Typical Value Ranges

AxisTypical RangeUnits
Yaw-180 to +180degrees
Pitch-90 to +90degrees
Roll-180 to +180degrees
X-30 to +30cm
Y-20 to +20cm
Z-20 to +20cm
Actual ranges depend on OpenTrack mapping settings. Users can configure custom ranges.

Troubleshooting

”Can’t bind socket” Error

Cause: Another application is using the port, or permission denied. Solution:
  1. Check if another program is using the port:
    • Windows: netstat -ano | findstr :4242
    • Linux: netstat -tulpn | grep 4242
  2. Try a different port number
  3. Run OpenTrack as administrator
  4. Check firewall settings

Not Receiving Data

Symptoms: Application receives no UDP packets. Solution:
  1. Verify OpenTrack is sending:
    • Check OpenTrack status shows “Running”
    • Verify settings show correct IP and port
  2. Check firewall:
    • Add exception for OpenTrack
    • Allow inbound UDP on chosen port
    • Temporarily disable firewall to test
  3. Network connectivity:
    • Ping target IP to verify connectivity
    • Ensure both PCs on same network
    • Check router doesn’t block UDP
  4. Wireshark capture:
    • Use Wireshark to verify packets are being sent
    • Filter: udp.port == 4242

Wrong Byte Order

Symptoms: Values are nonsensical or extremely large. Cause: Byte order mismatch between sender and receiver. Solution:
  • OpenTrack sends in host byte order
  • If sender and receiver have different architectures: 
    // Convert to network byte order (big-endian)
double value = ...;
uint64_t* ptr = (uint64_t*)&value;
*ptr = htobe64(*ptr);  // Host to big-endian

High Latency

Cause: Network congestion or WiFi interference. Solution:
  • Use wired Ethernet instead of WiFi
  • Reduce other network traffic
  • Check for packet loss with ping statistics
  • Consider lowering OpenTrack update rate

Packet Loss

Symptoms: Intermittent or choppy tracking. Solution:
  • UDP doesn’t guarantee delivery - this is normal
  • For critical applications, implement your own packet numbering
  • Monitor packet loss rate
  • Consider TCP if reliability is required (custom implementation needed)

Advanced Usage

Multiple Receivers

Send to multiple destinations:
  1. Use broadcast address: 
    IP: 192.168.1.255
  2. Or run multiple OpenTrack instances with different ports
  3. Or implement UDP forwarding in your receiver

Custom Protocol Extension

Add metadata to packets: 
# Example: Add timestamp and packet ID
import struct
import time

# Receive OpenTrack data
data, addr = sock.recvfrom(1024)
yaw, pitch, roll, x, y, z = struct.unpack('dddddd', data)

# Add metadata
timestamp = time.time()
packet_id = get_next_packet_id()

# Store or forward with metadata
extended_data = struct.pack('ddddddQI', 
    yaw, pitch, roll, x, y, z, 
    int(timestamp * 1000000), packet_id
)

Data Recording

Record tracking sessions: 
import csv
import time

with open('tracking_log.csv', 'w', newline='') as f:
    writer = csv.writer(f)
    writer.writerow(['timestamp', 'yaw', 'pitch', 'roll', 'x', 'y', 'z'])
    
    while True:
        data, _ = sock.recvfrom(1024)
        if len(data) == 48:
            values = struct.unpack('dddddd', data)
            writer.writerow([time.time()] + list(values))

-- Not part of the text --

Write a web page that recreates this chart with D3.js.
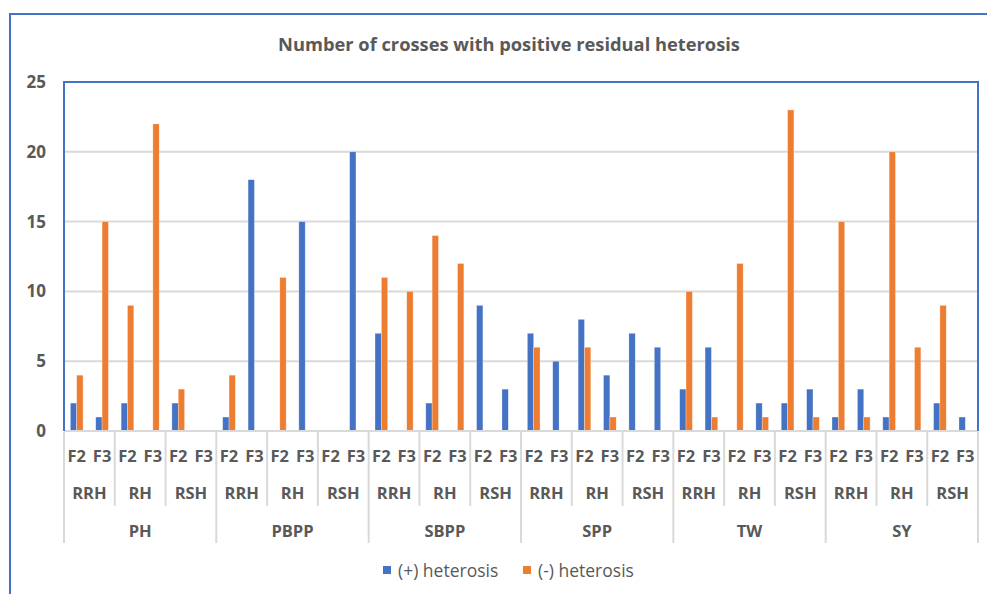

Performance Characteristics

Bandwidth Usage

At typical 60 Hz update rate:
  • Packet size: 48 bytes
  • Packets per second: 60
  • Bandwidth: ~23 Kbps
  • With IP/UDP overhead: ~31 Kbps
Very low bandwidth - suitable for network transmission.

Latency

Local (127.0.0.1):
  • Latency: <1ms
  • Perfect for same-machine applications
LAN (wired):
  • Latency: 1-3ms
  • Excellent for networked setups
LAN (WiFi):
  • Latency: 5-20ms
  • May have jitter and packet loss
Internet:
  • Latency: Varies greatly
  • Not recommended for real-time use
The UDP protocol provides maximum flexibility for custom applications and development. For standard gaming use cases, prefer FreeTrack or SimConnect protocols for better game compatibility.